-- Information provided start --

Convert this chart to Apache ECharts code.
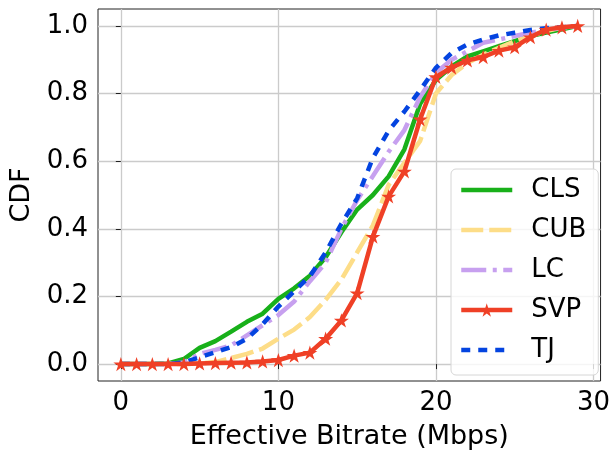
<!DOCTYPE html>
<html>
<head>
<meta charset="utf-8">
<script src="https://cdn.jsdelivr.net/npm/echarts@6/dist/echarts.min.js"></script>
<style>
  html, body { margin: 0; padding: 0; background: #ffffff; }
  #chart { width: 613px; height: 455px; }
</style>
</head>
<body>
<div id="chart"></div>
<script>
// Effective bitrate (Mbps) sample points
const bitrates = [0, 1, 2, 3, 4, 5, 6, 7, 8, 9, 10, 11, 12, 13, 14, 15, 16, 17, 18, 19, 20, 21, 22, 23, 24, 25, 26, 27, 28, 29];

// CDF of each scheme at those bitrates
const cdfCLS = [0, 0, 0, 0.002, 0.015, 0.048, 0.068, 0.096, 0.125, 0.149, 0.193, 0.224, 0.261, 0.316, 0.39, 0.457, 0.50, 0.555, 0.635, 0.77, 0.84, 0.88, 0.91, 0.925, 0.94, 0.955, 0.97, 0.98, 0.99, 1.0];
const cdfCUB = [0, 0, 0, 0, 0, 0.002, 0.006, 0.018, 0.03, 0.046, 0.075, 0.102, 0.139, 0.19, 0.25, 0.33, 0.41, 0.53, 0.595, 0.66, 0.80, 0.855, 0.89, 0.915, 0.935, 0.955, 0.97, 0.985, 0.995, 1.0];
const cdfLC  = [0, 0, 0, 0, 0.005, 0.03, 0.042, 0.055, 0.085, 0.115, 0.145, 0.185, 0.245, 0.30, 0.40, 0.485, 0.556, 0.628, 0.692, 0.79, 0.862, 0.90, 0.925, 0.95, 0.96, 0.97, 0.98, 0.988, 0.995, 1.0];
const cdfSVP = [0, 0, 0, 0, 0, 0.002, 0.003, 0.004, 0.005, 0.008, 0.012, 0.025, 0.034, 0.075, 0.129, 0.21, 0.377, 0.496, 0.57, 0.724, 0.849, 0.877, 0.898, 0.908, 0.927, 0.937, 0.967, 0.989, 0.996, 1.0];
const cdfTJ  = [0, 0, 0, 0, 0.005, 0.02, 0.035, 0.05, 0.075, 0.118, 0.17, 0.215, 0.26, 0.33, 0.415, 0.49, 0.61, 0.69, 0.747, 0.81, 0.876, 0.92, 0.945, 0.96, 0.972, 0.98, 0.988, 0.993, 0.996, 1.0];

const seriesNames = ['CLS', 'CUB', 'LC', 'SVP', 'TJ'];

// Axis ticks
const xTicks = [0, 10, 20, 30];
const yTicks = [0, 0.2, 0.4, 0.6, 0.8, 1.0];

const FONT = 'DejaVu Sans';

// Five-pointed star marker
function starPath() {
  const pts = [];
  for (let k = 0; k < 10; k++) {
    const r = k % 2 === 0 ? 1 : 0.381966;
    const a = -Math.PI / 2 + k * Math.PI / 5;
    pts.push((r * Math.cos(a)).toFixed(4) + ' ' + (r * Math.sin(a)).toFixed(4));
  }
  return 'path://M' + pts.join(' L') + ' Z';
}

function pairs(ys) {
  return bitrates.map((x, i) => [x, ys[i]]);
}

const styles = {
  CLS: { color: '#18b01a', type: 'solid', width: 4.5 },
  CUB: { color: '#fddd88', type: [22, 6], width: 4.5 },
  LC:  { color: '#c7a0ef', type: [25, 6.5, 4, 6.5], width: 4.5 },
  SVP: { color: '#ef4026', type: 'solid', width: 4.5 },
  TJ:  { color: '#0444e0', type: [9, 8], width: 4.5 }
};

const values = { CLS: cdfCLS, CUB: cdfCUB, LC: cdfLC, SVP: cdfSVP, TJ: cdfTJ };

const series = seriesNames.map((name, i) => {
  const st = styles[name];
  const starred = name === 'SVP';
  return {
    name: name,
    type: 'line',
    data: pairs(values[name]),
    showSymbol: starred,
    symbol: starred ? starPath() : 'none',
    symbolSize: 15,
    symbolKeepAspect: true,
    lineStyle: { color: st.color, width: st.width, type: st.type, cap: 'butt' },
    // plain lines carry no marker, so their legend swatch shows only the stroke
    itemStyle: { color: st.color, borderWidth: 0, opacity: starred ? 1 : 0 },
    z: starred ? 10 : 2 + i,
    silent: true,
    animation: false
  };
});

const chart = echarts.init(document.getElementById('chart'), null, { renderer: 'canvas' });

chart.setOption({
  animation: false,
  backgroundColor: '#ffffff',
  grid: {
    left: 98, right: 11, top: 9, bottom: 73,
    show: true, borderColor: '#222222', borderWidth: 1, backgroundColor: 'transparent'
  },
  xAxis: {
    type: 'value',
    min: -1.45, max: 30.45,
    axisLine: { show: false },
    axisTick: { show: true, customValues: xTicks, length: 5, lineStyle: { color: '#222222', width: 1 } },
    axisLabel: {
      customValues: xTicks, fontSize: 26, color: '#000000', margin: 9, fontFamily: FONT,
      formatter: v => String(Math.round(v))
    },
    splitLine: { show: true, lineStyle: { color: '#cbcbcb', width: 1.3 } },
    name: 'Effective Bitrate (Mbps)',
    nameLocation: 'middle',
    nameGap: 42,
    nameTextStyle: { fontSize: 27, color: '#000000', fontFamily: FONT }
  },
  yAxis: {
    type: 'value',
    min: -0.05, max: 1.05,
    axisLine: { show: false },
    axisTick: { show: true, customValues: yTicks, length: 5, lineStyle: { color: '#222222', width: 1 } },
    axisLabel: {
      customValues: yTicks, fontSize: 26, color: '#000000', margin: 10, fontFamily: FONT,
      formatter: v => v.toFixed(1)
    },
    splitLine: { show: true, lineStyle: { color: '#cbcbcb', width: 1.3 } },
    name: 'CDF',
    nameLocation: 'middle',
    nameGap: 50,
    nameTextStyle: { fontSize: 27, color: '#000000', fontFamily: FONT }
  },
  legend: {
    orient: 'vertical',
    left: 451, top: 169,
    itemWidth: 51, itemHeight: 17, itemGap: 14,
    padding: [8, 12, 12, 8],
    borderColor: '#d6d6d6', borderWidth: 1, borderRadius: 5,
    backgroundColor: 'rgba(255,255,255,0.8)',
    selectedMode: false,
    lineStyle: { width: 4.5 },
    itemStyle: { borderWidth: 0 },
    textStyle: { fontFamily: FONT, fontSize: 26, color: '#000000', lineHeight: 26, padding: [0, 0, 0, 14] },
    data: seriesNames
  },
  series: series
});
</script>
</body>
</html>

-- Information provided end --
-- Information provided start --

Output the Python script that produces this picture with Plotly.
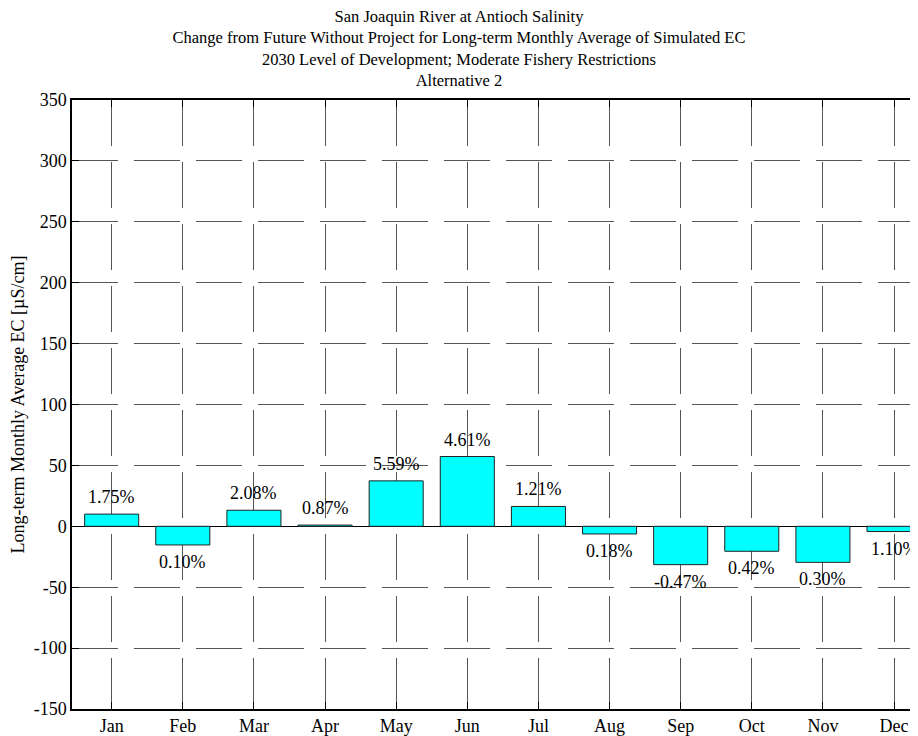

-- Information provided end --

Extract, from the listing above, every line where the string "this" occurs.

Convert this chart to Apache ECharts code.
Output the Python script that produces this picture with Plotly.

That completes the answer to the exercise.